O Vencedor foi o primeiro filme a vencer as duas categorias de Coadjuvante desde 1987, quando Hannah e suas irmãs rendeu os prêmios para Dianne Wiest e Michael Caine (Foto: Paramount)

Wahlberg, que tinha no currículo os formidáveis Boogie Nights e Os Infiltrados, demonstra o caráter metamórfico e abrasivo de seu protagonista. A cada novo parceiro de cena, ele desperta camadas e emoções distintas. Com Bale, há o risco iminente de uma violenta recaída. Com Leo, a cumplicidade da mãe Alice Ward e do filho é transmissível pelos olhares e pelas concessões. E, finalmente, ao lado de Adams, o casal é terreno para o amor e a inevitável busca por fama, sucesso e estabilidade.

Nas cenas de luta, banhadas pelo suor seco e pelo ar frio da cidadezinha pantanosa, The Fighter saúda os movimentos de Rocky e do próprio Touro Indomável de De Niro e Scorsese, desviando-se de comparações técnicas por meio da abordagem de psique frágil e bastidores do show business que ronda o documentário sobre Dicky. Ainda, foram usadas câmeras da época do documentário, diretamente resgatadas do acervo da emissora. Na direção de fotografia, o holandês Hoyte Van Hoytema (de Oppenheimer e Não! Não Olhe!) realizou seu primeiro trabalho nos EUA.

Darren Aronofsky recusou a direção de O Vencedor para trabalhar em Cisne Negro; no fim, os diretores dos dois filmes disputaram o Oscar juntos (Foto: Reprodução)

Lançado em 1995, High on Crack Street: Lost Lives in Lowell investigou a vida de pessoas afetadas pela crise de drogas que arrastou as parcelas mais pobres e vulneráveis da América do Norte. No longa de O. Russell, Bale é aproximado com lentes de exploração e um pingo esquecido de compaixão, elementos fiéis ao magma que formou a HBO na década de 1990, uma rede televisiva mais interessada nos dramas de Cinema, sem medo de censurar ou esconder a escuridão das câmeras.

Com tudo isso em vista, não é mistério o charme de O Vencedor, o drama biográfico fácil de torcer por e de reconhecer por seus méritos interpretativos.

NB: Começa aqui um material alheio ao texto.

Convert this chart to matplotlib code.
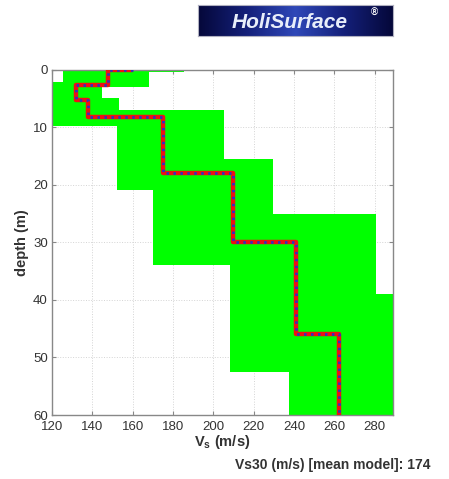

Embora os irmãos Ward – que se mudaram para a casa de Wahlberg à época da pré-produção -, não tenham adorado o retrato visto em tela, o filme tem reverência para esse tipo de saga de ascensão, queda e redenção, tão quisto ao público yankee

Originalmente chamado de The Fighter, o filme foi traduzido como O Vencedor, já que o literal “O Lutador” havia sido usado anos atrás em The Wrestler, outro filme de Aronofsky (Foto: Reprodução) 

Adams, grávida durante as filmagens (essas, por si só, realizadas em apenas 33 dias), declarou que aceitou o papel de Charlene Fleming justamente pela diferença de seu habitual alicerce. Saída do mundo perfeito de Encantada, a atriz demorou a ouvir o “luz, câmera, ação”, já que O Lutador começou os preparativos de produção em 2005, mas só foi gravado quatro anos depois. Wahlberg, no papel de produtor, financiador e rosto do projeto, passou o tempo todo treinando.

Bale, que recebeu apenas 250 mil dólares pelo papel, enxergou a glória do Oscar no que se provou uma trinca de Chris na disputa de Ator Coadjuvante: um ano antes, venceu Christoph Waltz, por Bastardos Inglórios, e um ano depois, foi a vez de Christopher Plummer, por Toda Forma de Amor. Desde então, o britânico foi indicado mais algumas vezes, mas chegou perto do prêmio apenas uma vez: na disputa principal em 2019, quando perdeu por em Vice para a caricatura de Freddie Mercury de Rami Malek.

David O. Russell provou-se um amuleto para seus atores, já que o projeto que dirigiu em seguida, O Lado Bom da Vida, consagrou Jennifer Lawrence no palco da Academia. Ocasionalmente esquecido na vasta filmografia de Bale, O Vencedor faz o feijão-com-arroz, temperando a mistura com um pouquinho de farofa e duas gotinhas de pimenta. É a refeição ideal para quem tem fome, mas não necessariamente um apetite difícil de agradar.